Jute exports slump on costly shipping
The rising shipment of jute and jute goods from Bangladesh has come to a halt owing to higher prices of the raw fibre and unprecedentedly high freight costs.
Jute millers fetched $212 million in exports in the first quarter of the current fiscal year, down 31 per cent year-on-year, data from the Export Promotion Bureau (EPB) showed.
"We are really depressed. Buyers are not placing fresh orders unless purchases are essential," said Mohammad Mahbubur Rahman Patwari, chairman of the Bangladesh Jute Mills Association (BJMA).
Raw jute prices in the local market have remained at an elevated level while container freight cost shot up by nearly 10 times to $18,000-$19,000 because of the global container crisis in the last one year.
The fresh blow for the industry comes several months after export earnings from jute and jute goods hit $1.16 billion in the fiscal year 2020-21, the highest on record, driven by a higher price of raw jute and an increased demand.
Millers say buyers are slashing orders against the backdrop of spiralling prices of the natural fibre, which hit a historic high of more than Tk 5,000 per maund in February this year owing to higher demand for exports and a decline in crop production in the previous season.
And the rising container freight charge worsened the situation for jute mills, which make yarn, twine, bags, sacks and other jute goods for mainly the export markets.
Supported by favourable weather, farmers in Bangladesh annually grow roughly 80 lakh bales of jute over the past five years. The fibre is used mainly for industrial purpose.
Fresh harvest of raw jute has arrived in the market, but the raw jute is selling at Tk 2,500-Tk 3,100 per maund.
Patwari says the prices are still high, and international buyers are switching to alternatives of jute goods.

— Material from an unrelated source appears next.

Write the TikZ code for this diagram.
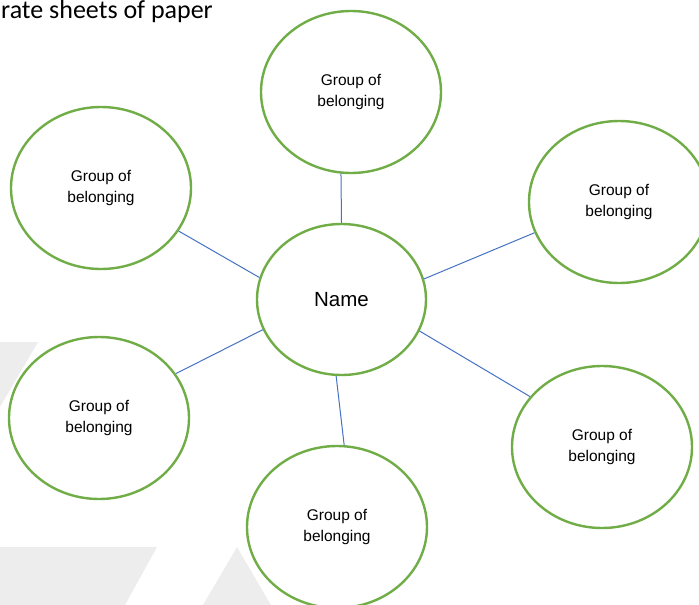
\documentclass[tikz,border=0pt]{standalone}
\usepackage{fontspec}
\setmainfont{Liberation Sans}
\newfontfamily\calibrifont{Carlito}
\usetikzlibrary{shapes.geometric}
\definecolor{ringgreen}{HTML}{70AD47}
\definecolor{linkblue}{HTML}{4472C4}
\definecolor{wmgrey}{HTML}{EDEDED}
\tikzset{
  group/.style={ellipse, draw=ringgreen, line width=2.4pt, fill=white,
    minimum width=180pt, minimum height=162pt, inner sep=0pt, align=center,
    font=\fontsize{15.5}{21}\selectfont},
  centre/.style={group, minimum width=169pt, minimum height=151pt,
    font=\fontsize{20.5}{24}\selectfont},
  link/.style={draw=linkblue, line width=1pt},
  wm/.style={fill=wmgrey, draw=none}
}
\begin{document}
\begin{tikzpicture}[x=1pt,y=-1pt]
\useasboundingbox (0,0) rectangle (699,605);
% watermark shapes
\fill[wm] (0,342) -- (38,342) -- (0,407) -- cycle;
\fill[wm] (0,547) -- (157,547) -- (125,605) -- (0,605) -- cycle;
\fill[wm] (237,547) -- (203,605) -- (271,605) -- cycle;
% header text
\node[anchor=base west, inner sep=0pt, font=\calibrifont\fontsize{26}{30}\selectfont] (hdr) at (1,19) {rate sheets of paper};
% nodes
\node[centre] (name) at (341.5,299.5) {Name};
\node[group] (top) at (351,92) {Group of\\belonging};
\node[group] (ul) at (101,188) {Group of\\belonging};
\node[group] (ll) at (99,418) {Group of\\belonging};
\node[group] (bot) at (337,527) {Group of\\belonging};
\node[group] (ur) at (619,202) {Group of\\belonging};
\node[group] (lr) at (602,447) {Group of\\belonging};
% connectors
\draw[link] (name.90) -- (top.263);
\draw[link] (name.165) -- (ul.-29);
\draw[link] (name.201.5) -- (ll.30);
\draw[link] (name.266) -- (bot.85);
\draw[link] (name.14) -- (ur.200);
\draw[link] (name.-22) -- (lr.145);
\end{tikzpicture}
\end{document}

Jute yarn accounts for two-thirds of export earnings from jute and jute goods. The product is used in carpets, and carpet makers in Turkey are the main buyer for yarns produced in Bangladesh.
"But many buyers are using recyclable cotton for carpets," Patwari said.
Yarn and twine makers were the hardest hit as their export receipts plummeted 40 per cent year-on-year to $127 million in July to September, according to the EPB.
"A number of jute mills have suspended production," Patwari said.
Giridhari Lal Modi, chairman of Uttara Jute Mills, says there has been stockpiling of jute goods in Turkey. "Besides, the cost of shipping is too high."
The situation may improve by November-December, said Patwari.